Going to production
This page describes a process for production usage
After configuring your project completely and performing user acceptance testing, there are a couple of things you should ensure before going to production.
- Make sure your labelling guidelines are complete and adapted for production usage
- Train your operators to
- use the Metamaze human validation module including exceptions like adding text that was handwritten or misrecognised, performing page management, ...
- follow the labelling guidelines very accurately
- know and understand the business process
- Have a clearly defined process and responsibilities for following up on human validation, promotion of production data to training data, pipeline analysis, creation of suggested tasks, model training and model deployment. Below is a recommended overview of roles and responsibilities.
The following responsibilities need to be taken up when running in production. In the initial weeks of production usage, we recommend to promote data, perform detailed pipeline analyses, create at least suggested tasks (if time allows create as well a custom task) and re-train weekly to ensure you get to higher automation rates fast. When you see the accuracy is plateau-ing, you can switch to monthly reviews.
If you would see bad performance in your models during production usage, here are a couple of tips to find out what is causing them
- Bad scans that cause bad OCR issues. These issues have to be fixed at the source and cannot be fixed in Metamaze. You will need to train the people scanning that you expect clean, correctly oriented, straight, high-resolution scans (min >150 preferably 300 dpi)
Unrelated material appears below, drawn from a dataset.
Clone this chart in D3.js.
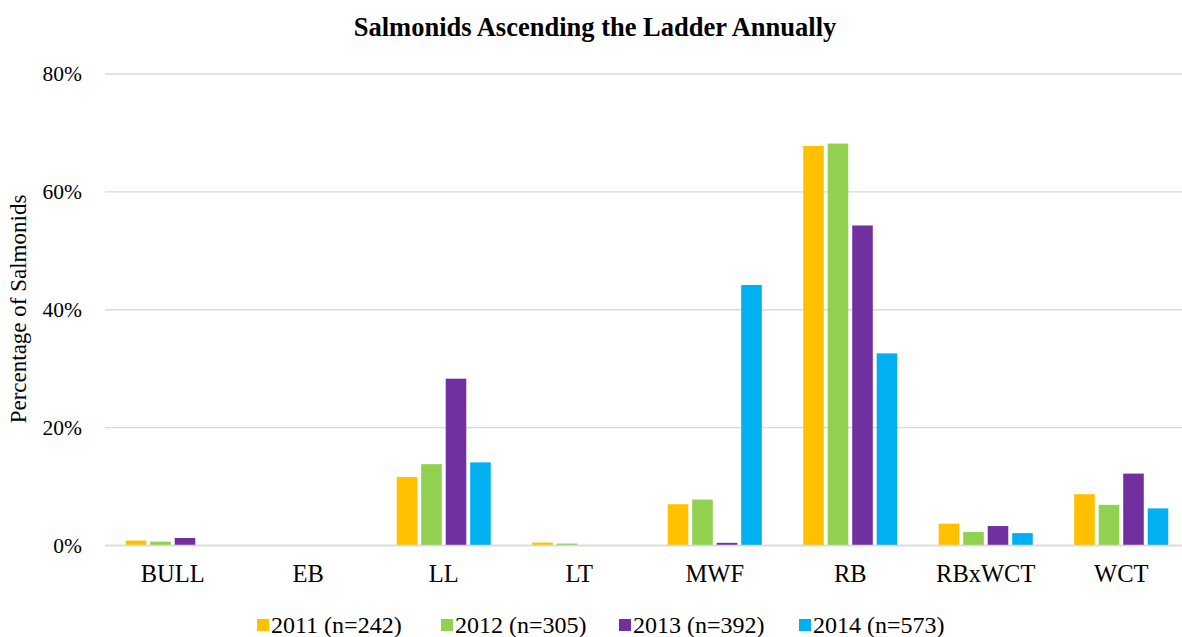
<!DOCTYPE html>
<html>
<head>
<meta charset="utf-8">
<script src="https://cdn.jsdelivr.net/npm/d3@7"></script>
<style>
  body { margin: 0; background: #fff; }
  text { font-family: "Liberation Serif", "Times New Roman", serif; fill: #000; }
</style>
</head>
<body>
<div class="chart"></div>
<script>
// categories (species codes)
var categories = ['BULL', 'EB', 'LL', 'LT', 'MWF', 'RB', 'RBxWCT', 'WCT'];
var years = ['2011 (n=242)', '2012 (n=305)', '2013 (n=392)', '2014 (n=573)'];
var colors = ['#FFC000', '#92D050', '#7030A0', '#00B0F0'];

// percentage of salmonids per year, one value per category
var v2011 = [0.83, 0, 11.6, 0.5, 7.0, 67.8, 3.7, 8.7];
var v2012 = [0.66, 0, 13.8, 0.33, 7.8, 68.2, 2.3, 6.9];
var v2013 = [1.28, 0, 28.3, 0, 0.45, 54.3, 3.3, 12.2];
var v2014 = [0, 0, 14.1, 0, 44.2, 32.6, 2.1, 6.3];
var yTicks = [0, 20, 40, 60, 80];

var series = [v2011, v2012, v2013, v2014];

var width = 1182, height = 637;
var font = '"Liberation Serif", "Times New Roman", serif';

var svg = d3.select('.chart')
  .append('svg')
  .attr('width', width)
  .attr('height', height);

// plot area runs a little past the right edge, like the cropped original
var x0 = d3.scaleBand()
  .domain(categories)
  .range([105, 1189])
  .paddingInner(0.306)
  .paddingOuter(0.153);

var x1 = d3.scaleBand()
  .domain(d3.range(years.length))
  .range([0, x0.bandwidth()])
  .paddingInner(0.16);

var y = d3.scaleLinear()
  .domain([0, 80])
  .range([545.5, 74]);

// gridlines
svg.append('g')
  .selectAll('line')
  .data(yTicks)
  .enter()
  .append('line')
  .attr('x1', 105)
  .attr('x2', width)
  .attr('y1', d => y(d))
  .attr('y2', d => y(d))
  .attr('stroke', '#d9d9d9')
  .attr('stroke-width', 1.3);

// y axis labels
var yAxis = d3.axisLeft(y)
  .tickValues(yTicks)
  .tickFormat(d => d + '%')
  .tickSize(0)
  .tickPadding(0);

svg.append('g')
  .attr('transform', 'translate(82,0)')
  .call(yAxis)
  .call(g => g.select('.domain').remove())
  .selectAll('text')
  .style('font-family', font)
  .style('font-size', '21.5px')
  .attr('fill', '#000');

// bars
var groups = svg.append('g')
  .selectAll('g')
  .data(series)
  .enter()
  .append('g')
  .attr('fill', (d, i) => colors[i]);

groups.selectAll('rect')
  .data((d, i) => d.map((v, j) => ({ cat: categories[j], v: v, s: i })))
  .enter()
  .filter(d => d.v > 0)
  .append('rect')
  .attr('x', d => x0(d.cat) + x1(d.s))
  .attr('y', d => y(d.v))
  .attr('width', x1.bandwidth())
  .attr('height', d => y(0) - y(d.v));

// baseline
svg.append('line')
  .attr('x1', 105)
  .attr('x2', width)
  .attr('y1', y(0))
  .attr('y2', y(0))
  .attr('stroke', '#d9d9d9')
  .attr('stroke-width', 1.5);

// x axis labels
var xAxis = d3.axisBottom(x0)
  .tickSize(0)
  .tickPadding(0);

svg.append('g')
  .attr('transform', 'translate(0,582)')
  .call(xAxis)
  .call(g => g.select('.domain').remove())
  .selectAll('text')
  .attr('dy', 0)
  .style('font-family', font)
  .style('font-size', '24.5px')
  .attr('fill', '#000');

// title
svg.append('text')
  .attr('x', 595)
  .attr('y', 36)
  .attr('text-anchor', 'middle')
  .style('font-size', '26.5px')
  .style('font-weight', 'bold')
  .text('Salmonids Ascending the Ladder Annually');

// y axis title
svg.append('text')
  .attr('transform', 'translate(26,309) rotate(-90)')
  .attr('text-anchor', 'middle')
  .style('font-size', '23px')
  .text('Percentage of Salmonids');

// legend
var legendX = [257, 441, 619, 799];
var legend = svg.append('g')
  .selectAll('g')
  .data(years)
  .enter()
  .append('g')
  .attr('transform', (d, i) => 'translate(' + legendX[i] + ',619)');

legend.append('rect')
  .attr('width', 12)
  .attr('height', 12)
  .attr('fill', (d, i) => colors[i]);

legend.append('text')
  .attr('x', 14)
  .attr('y', 14)
  .style('font-size', '24px')
  .text(d => d);
</script>
</body>
</html>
- Irrelevant documents. Inform the people scanning or sending the documents that they should only send relevant documents.
- Production data annotations are low quality and worsen the model. We recommend creating suggested and/or custom tasks on production data before retraining the model.
- Document content or layout different in production compared to training data can cause the models to underperform. In that case we recommend adding a sufficient amount of recent documents from production to training data. For example if you have only trained a date entity with values from October, but you go to production in January, it might cause bad recognition. This is however easily solved by adding some production data.
The analytics module can help you find problematic document types, entities or languages.